Photograph: Commons user Knut

Nordland families (nordlandsslekt) are the older families of burgher or clerical estate in today's counties of Nordland and Troms, plus Finnmark, in Norway. These families belonged to the leading social classes of Northern Norway.

== Characteristics ==
Some basic characteristics of a Nordland family are that they were socially established since the centuries before 1800, that they lived on the countryside, where they had typical burgher culture and professions, that they married each other, that they bore permanent family names, something that very few people had (ordinary people used patronyms), and that they often had roots outside Norway, mostly in Denmark and the Duchies.

Many Nordland families are, in some cases extensively, described in written pieces especially of the 18th and the 19th century. Among these are travel journals by Gustav Peter Blom, the Swedes Johan Erik Forsström, Sven Nilsson, and J.W. Zetterstedt, the German Leopold von Buch, and the Englishmen Sir Arthur de Capell Brooke and Frederick Metcalfe. These families' culture, among other their way of being, society life, and dances, was different from that of ordinary people.

It is said that all Nordland families may be traced back to the noble family Benkestok. Not all, but however several Nordland families descend cognatically from this family. Among the most prominent is the family Ellingsen, whose progenitor Elling Christophersen (1676-1730) was a great-grandson of Margrethe Benkestok, daughter of Jon Trondson Benkestok.
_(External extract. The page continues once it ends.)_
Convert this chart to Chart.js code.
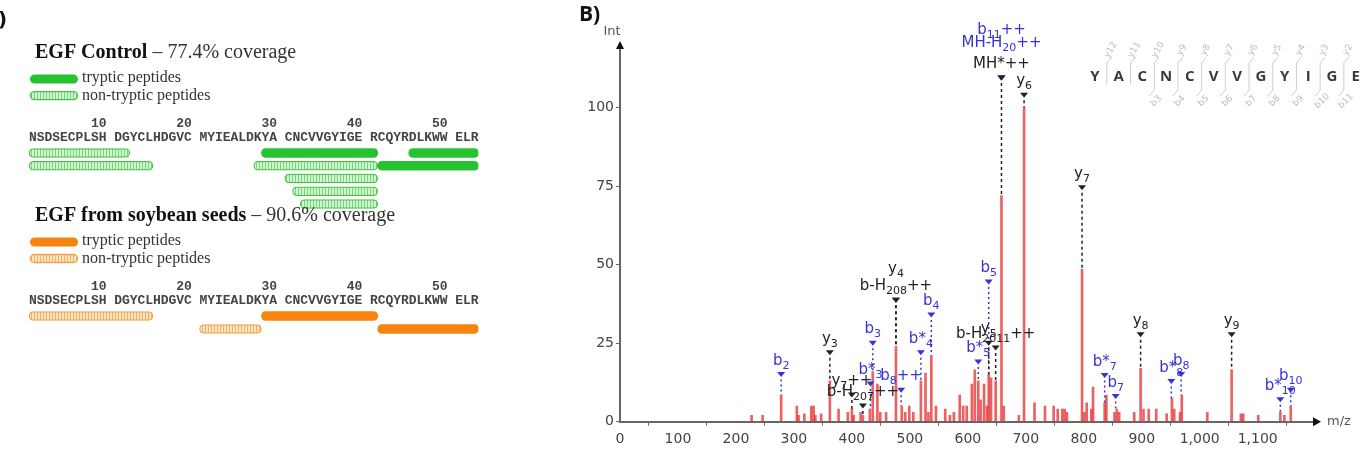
<!DOCTYPE html>
<html lang="en">
<head>
<meta charset="UTF-8">
<title>EGF coverage and MS/MS spectrum</title>
<script src="https://cdn.jsdelivr.net/npm/chart.js"></script>
<style>
  body { margin: 0; background: #fff; width: 1366px; height: 454px; overflow: hidden; position: relative; }
  canvas { position: absolute; }
</style>
</head>
<body>
<canvas id="ctrl" width="560" height="215" style="left:0;top:0"></canvas>
<canvas id="soy" width="560" height="150" style="left:0;top:200px"></canvas>
<canvas id="spec" width="806" height="454" style="left:560px;top:0"></canvas>

<script>
// ---- A) peptide coverage ----
const residues = 'NSDSECPLSHDGYCLHDGVCMYIEALDKYACNCVVGYIGERCQYRDLKWWELR';
const seqNumbers = [10, 20, 30, 40, 50];

// EGF control peptides (residue start/end, row, tryptic?)
const ctrlStart = [1, 29, 46, 1, 28, 42, 31, 32, 33];
const ctrlEnd = [12, 41, 53, 15, 41, 53, 41, 41, 41];
const ctrlRow = [0, 0, 0, 1, 1, 1, 2, 3, 4];
const ctrlTryptic = [false, true, true, false, false, true, false, false, false];

// EGF from soybean seeds peptides
const soyStart = [1, 29, 21, 42];
const soyEnd = [15, 41, 28, 53];
const soyRow = [0, 0, 1, 1];
const soyTryptic = [false, true, false, true];

// ---- B) MS/MS spectrum ----
const peakMz = [227, 246, 278, 305, 308, 318, 330, 334, 337, 347, 362, 377, 393, 400, 403, 415, 419, 431, 436, 444,
  449, 459, 476, 486, 492, 499, 506, 519, 527, 532, 537, 545, 561, 569, 576, 586, 592, 598, 607, 612,
  618, 622, 628, 633, 636, 640, 648, 658, 662, 688, 697, 715, 733, 748, 755, 763, 767, 771, 797, 801,
  805, 813, 816, 836, 839, 853, 857, 861, 887, 898, 903, 912, 925, 943, 952, 956, 966, 969, 1013, 1055,
  1071, 1075, 1101, 1139, 1146, 1157];
const peakInt = [2, 2, 8.5, 5, 2, 2.5, 5, 5, 2, 2.5, 13, 4, 3, 4, 2, 3, 2, 4, 16, 12,
  3, 3, 24, 5, 3, 5, 3, 13, 15.5, 3, 21, 5, 4, 2, 3, 8.5, 5, 5, 12, 16.5,
  13, 7, 12, 5, 15, 14, 13, 72, 5, 2, 100, 6, 5, 5, 4, 4, 4, 3, 48.5, 3,
  6, 4, 11, 6, 8.5, 3, 4, 3, 3, 17, 4, 4, 4, 2.5, 7.5, 4, 3, 8.5, 3, 16.5,
  2.5, 2.5, 2, 3, 2, 5];
const xTicks = [0, 100, 200, 300, 400, 500, 600, 700, 800, 900, 1000, 1100];
const yTicks = [0, 25, 50, 75, 100];

// fragment annotations
const annMz = [278, 362, 400, 419, 432, 436, 485, 476, 476, 519, 537, 618, 636, 636, 648, 658, 658, 658, 697, 797, 836, 855, 898, 951, 968, 1055, 1139, 1157];
const annAt = [15, 22, 8.5, 5, 12, 25, 10, 38.7, 38.7, 22, 34, 19, 44.5, 25, 23.5, 109.5, 109.5, 109.5, 104, 74.5, 14.7, 8, 27.7, 12.8, 15, 27.7, 7, 10];
const annMain = ['b', 'y', 'y', 'b-H', 'b*', 'b', 'b', 'b-H', 'y', 'b*', 'b', 'b*', 'b', 'y', 'b-H', 'MH*++', 'MH-H', 'b', 'y', 'y', 'b*', 'b', 'y', 'b*', 'b', 'y', 'b*', 'b'];
const annSub = ['2', '3', '7', '207', '3', '3', '8', '208', '4', '4', '4', '5', '5', '5', '2011', '', '20', '11', '6', '7', '7', '7', '8', '8', '8', '9', '10', '10'];
const annTail = ['', '', '++', '++', '', '', '++', '++', '', '', '', '', '', '', '++', '', '++', '++', '', '', '', '', '', '', '', '', '', ''];
const annSeries = ['b', 'y', 'y', 'x', 'b', 'b', 'b', 'x', 'y', 'b', 'b', 'b', 'b', 'y', 'x', 'x', 'b', 'b', 'y', 'y', 'b', 'b', 'y', 'b', 'b', 'y', 'b', 'b'];
const annRow = [0, 0, 0, 0, 0, 0, 0, 0, 1, 0, 0, 0, 0, 0, 0, 0, 1.25, 2, 0, 0, 0, 0, 0, 0, 0, 0, 0, 0];

const ladder = 'YACNCVVGYIGE';
const ladderY = ['y12', 'y11', 'y10', 'y9', 'y8', 'y7', 'y6', 'y5', 'y4', 'y3', 'y2'];
const ladderB = ['', '', 'b3', 'b4', 'b5', 'b6', 'b7', 'b8', 'b9', 'b10', 'b11'];

// residue number -> text column (a space after every 10 residues)
function col(i) { return (i - 1) + Math.floor((i - 1) / 10); }

function stripes(fill, line) {
  var c = document.createElement('canvas');
  c.width = 3; c.height = 4;
  var g = c.getContext('2d');
  g.fillStyle = fill; g.fillRect(0, 0, 3, 4);
  g.fillStyle = line; g.fillRect(1, 0, 1, 4);
  return g.createPattern(c, 'repeat');
}

function makePanel(id, colors, titleBold, titleRest, starts, ends, rows, tryptic, nRows, padTop, padBottom, bracket) {
  var labels = [];
  for (var r = 0; r < nRows; r++) labels.push('r' + (r + 1));
  var trypData = [], nonData = [];
  starts.forEach(function (s, i) {
    var pt = { x: [col(s), col(ends[i]) + 1], y: labels[rows[i]] };
    (tryptic[i] ? trypData : nonData).push(pt);
  });
  var pattern = stripes(colors.pale, colors.stripe);

  var deco = {
    id: 'deco',
    afterDraw: function (chart) {
      var ctx = chart.ctx, xs = chart.scales.x, top = chart.chartArea.top;
      ctx.save();
      if (bracket) {
        ctx.font = 'bold 20px "DejaVu Sans"';
        ctx.fillStyle = '#111';
        ctx.textBaseline = 'middle';
        ctx.fillText(')', -2, 21);
      }
      // title
      ctx.textBaseline = 'alphabetic';
      ctx.font = 'bold 20px "Liberation Serif"';
      ctx.fillStyle = '#111';
      ctx.fillText(titleBold, 35, top - 89);
      var w = ctx.measureText(titleBold).width;
      ctx.font = '20px "Liberation Serif"';
      ctx.fillStyle = '#333';
      ctx.fillText(' \u2013 ' + titleRest, 35 + w, top - 89);
      // legend
      ctx.textBaseline = 'middle';
      ctx.beginPath();
      ctx.roundRect(30, top - 72, 48, 9, 4.5);
      ctx.fillStyle = colors.solid; ctx.fill();
      ctx.beginPath();
      ctx.roundRect(30.5, top - 55, 47, 8, 4);
      ctx.fillStyle = pattern; ctx.fill();
      ctx.strokeStyle = colors.edge; ctx.lineWidth = 1.3; ctx.stroke();
      ctx.font = '16px "Liberation Serif"';
      ctx.fillStyle = '#333';
      ctx.fillText('tryptic peptides', 82, top - 69);
      ctx.fillText('non-tryptic peptides', 82, top - 51);
      // numbers and sequence
      ctx.font = 'bold 13px "Liberation Mono"';
      ctx.fillStyle = '#444';
      ctx.textAlign = 'right';
      seqNumbers.forEach(function (n) {
        ctx.fillText(String(n), xs.getPixelForValue(col(n) + 1), top - 23);
      });
      ctx.textAlign = 'center';
      for (var i = 1; i <= residues.length; i++) {
        ctx.fillText(residues[i - 1], xs.getPixelForValue(col(i) + 0.5), top - 8.5);
      }
      ctx.restore();
    }
  };

  return new Chart(document.getElementById(id), {
    type: 'bar',
    data: {
      labels: labels,
      datasets: [
        { data: trypData, backgroundColor: colors.solid, borderWidth: 0, borderRadius: 5, borderSkipped: false, barThickness: 9, grouped: false },
        { data: nonData, backgroundColor: pattern, borderColor: colors.edge, borderWidth: 1.3, borderRadius: 5, borderSkipped: false, barThickness: 9, grouped: false }
      ]
    },
    options: {
      indexAxis: 'y',
      responsive: false,
      animation: false,
      layout: { padding: { left: 29, right: 81.5, top: padTop, bottom: padBottom } },
      plugins: { legend: { display: false }, tooltip: { enabled: false } },
      scales: {
        x: { type: 'linear', min: 0, max: 58, display: false },
        y: { type: 'category', display: false }
      }
    },
    plugins: [deco]
  });
}

makePanel('ctrl', { solid: '#27c22f', pale: '#d4f3d4', stripe: '#74d874', edge: '#45c545' },
  'EGF Control', '77.4% coverage', ctrlStart, ctrlEnd, ctrlRow, ctrlTryptic, 5, 146.6, 4.6, true);
makePanel('soy', { solid: '#f6840e', pale: '#fde4c2', stripe: '#f2b266', edge: '#f0a24c' },
  'EGF from soybean seeds', '90.6% coverage', soyStart, soyEnd, soyRow, soyTryptic, 2, 109.5, 14.5, false);

// ---- spectrum ----
const BLUE = '#3434d8', BLACK = '#222';

function drawIonLabel(ctx, x, yBase, main, sub, tail, color) {
  ctx.font = '15px "DejaVu Sans"';
  var wm = ctx.measureText(main).width, wt = ctx.measureText(tail).width;
  ctx.font = '11px "DejaVu Sans"';
  var ws = ctx.measureText(sub).width;
  var x0 = x - (wm + ws + wt) / 2;
  ctx.fillStyle = color;
  ctx.textAlign = 'left';
  ctx.textBaseline = 'alphabetic';
  ctx.font = '15px "DejaVu Sans"';
  ctx.fillText(main, x0, yBase);
  ctx.fillText(tail, x0 + wm + ws, yBase);
  ctx.font = '11px "DejaVu Sans"';
  ctx.fillText(sub, x0 + wm, yBase + 4);
}

// a blue annotation hidden under a black one at the same spot draws no connector
function coveredByBlack(i) {
  return annMz.some(function (m, j) {
    return j !== i && annSeries[j] !== 'b' && m === annMz[i] && annAt[j] >= annAt[i];
  });
}

var specDeco = {
  id: 'specDeco',
  afterDraw: function (chart) {
    var ctx = chart.ctx, xs = chart.scales.x, ys = chart.scales.y, a = chart.chartArea;
    ctx.save();
    // axis arrows
    ctx.fillStyle = '#111';
    ctx.beginPath();
    ctx.moveTo(a.left, a.top - 4); ctx.lineTo(a.left - 4, a.top + 4); ctx.lineTo(a.left + 4, a.top + 4);
    ctx.fill();
    ctx.beginPath();
    ctx.moveTo(a.right + 3, a.bottom); ctx.lineTo(a.right - 5, a.bottom - 4.5); ctx.lineTo(a.right - 5, a.bottom + 4.5);
    ctx.fill();
    ctx.font = '13px "DejaVu Sans"';
    ctx.fillStyle = '#555';
    ctx.textAlign = 'center';
    ctx.textBaseline = 'middle';
    ctx.fillText('Int', a.left - 8, a.top - 13);
    ctx.fillText('m/z', a.right + 21, a.bottom);
    ctx.font = 'bold 21px "Open Sans"';
    ctx.fillStyle = '#111';
    ctx.textAlign = 'left';
    ctx.fillText('B)', 19, 15);

    // connectors and markers, blue first, black on top
    ['b', 'k'].forEach(function (pass) {
      annMz.forEach(function (mz, i) {
        var blue = annSeries[i] === 'b';
        if ((pass === 'b') !== blue) return;
        var color = blue ? BLUE : BLACK;
        var x = xs.getPixelForValue(mz), yM = ys.getPixelForValue(annAt[i]);
        var best = -1, d = 4;
        peakMz.forEach(function (p, j) { if (Math.abs(p - mz) <= d) { d = Math.abs(p - mz); best = j; } });
        if (best >= 0 && !(blue && coveredByBlack(i))) {
          var yP = ys.getPixelForValue(peakInt[best]);
          if (yP > yM + 6) {
            ctx.strokeStyle = color;
            ctx.lineWidth = 1.5;
            ctx.setLineDash(blue ? [2, 3] : [3, 3]);
            ctx.beginPath(); ctx.moveTo(x, yM + 5); ctx.lineTo(x, yP); ctx.stroke();
            ctx.setLineDash([]);
          }
        }
        ctx.fillStyle = color;
        ctx.beginPath();
        ctx.moveTo(x - 4, yM - 2.5); ctx.lineTo(x + 4, yM - 2.5); ctx.lineTo(x, yM + 2.5);
        ctx.fill();
      });
    });
    // labels
    annMz.forEach(function (mz, i) {
      var color = annSeries[i] === 'b' ? BLUE : BLACK;
      drawIonLabel(ctx, xs.getPixelForValue(mz), ys.getPixelForValue(annAt[i]) - 10 - annRow[i] * 17,
        annMain[i], annSub[i], annTail[i], color);
    });

    // peptide ladder
    var step = 23.7, x0 = a.right - 223, yL = a.top + 32;
    ctx.font = 'bold 15px "Open Sans"';
    ctx.fillStyle = '#3a3a3a';
    ctx.textAlign = 'center';
    ctx.textBaseline = 'middle';
    for (var k = 0; k < ladder.length; k++) ctx.fillText(ladder[k], x0 + k * step, yL);
    ctx.strokeStyle = '#cdcdcd';
    ctx.lineWidth = 1;
    ctx.font = '9px "DejaVu Sans"';
    ctx.fillStyle = '#bdbdbd';
    for (var g = 0; g < ladderY.length; g++) {
      var mid = x0 + g * step + step / 2;
      ctx.beginPath();
      ctx.moveTo(mid + 5, yL - 20); ctx.lineTo(mid, yL - 14); ctx.lineTo(mid, yL + (ladderB[g] ? 0 : 8));
      if (ladderB[g]) { ctx.lineTo(mid, yL + 13); ctx.lineTo(mid - 5, yL + 19); }
      ctx.stroke();
      ctx.save();
      ctx.translate(mid + 4, yL - 27); ctx.rotate(-Math.PI / 3);
      ctx.fillText(ladderY[g], 0, 0);
      ctx.restore();
      if (ladderB[g]) {
        ctx.save();
        ctx.translate(mid + 2, yL + 24); ctx.rotate(-Math.PI / 4);
        ctx.fillText(ladderB[g], 0, 0);
        ctx.restore();
      }
    }
    ctx.restore();
  }
};

var axisFont = { family: '"DejaVu Sans"', size: 14 };
new Chart(document.getElementById('spec'), {
  type: 'bar',
  data: {
    datasets: [{
      data: peakMz.map(function (m, i) { return { x: m, y: peakInt[i] }; }),
      backgroundColor: 'rgba(228,45,45,0.75)',
      barThickness: 2
    }]
  },
  options: {
    responsive: false,
    animation: false,
    layout: { padding: { left: 0, right: 48, top: 45, bottom: 0 } },
    plugins: { legend: { display: false }, tooltip: { enabled: false } },
    scales: {
      x: {
        type: 'linear', min: 0, max: 1204, offset: false,
        afterFit: function (s) { s.height = 32.3; },
        afterBuildTicks: function (s) { s.ticks = xTicks.map(function (v) { return { value: v }; }); },
        ticks: { color: '#444', font: axisFont, maxRotation: 0, autoSkip: false, padding: 5,
          callback: function (v) { return v.toLocaleString('en-US'); } },
        grid: { drawOnChartArea: false, drawTicks: true, tickLength: 4, color: '#666' },
        border: { color: '#666', width: 2 }
      },
      y: {
        min: 0, max: 120,
        afterFit: function (s) { s.width = 60; },
        afterBuildTicks: function (s) { s.ticks = yTicks.map(function (v) { return { value: v }; }); },
        ticks: { color: '#444', font: axisFont, padding: 2 },
        grid: { drawOnChartArea: false, drawTicks: true, tickLength: 4, color: '#666' },
        border: { color: '#666', width: 2 }
      }
    }
  },
  plugins: [specDeco]
});
</script>
</body>
</html>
To Nordland families belong many nationally prominent persons, among others trader Erasmus B.K. Zahl (Knut Hamsun's Mack) of the Zahl family, cabinet minister Sofus A.B. Arctander of the Arctander family, and cabinet minister Jakob M. Schøning of the Schøning family.

== History ==
The concept is of old days. It is frequently used in historical and genealogical literature of the 20th century. Some years after the publication of genealogist Wilhelmine Brandt's Slægten Benkestok (1904), genealogist Stian Herlofsen Finne-Grønn described it as a genealogical magazine for Nordland families. Otherwise the concept occurs among other places in Jakob Schøning's Nordlands-slegten Schøning i 360 aar (1928), Johan Hveding's Nordlandsslekten Hveding (1944), Nils Parelius's Nordlandsslekten Mentzonis opprinnelse (1956) and Gerd Fjellstad's Fra adel til bumenn : Nordlandsslekter (1996).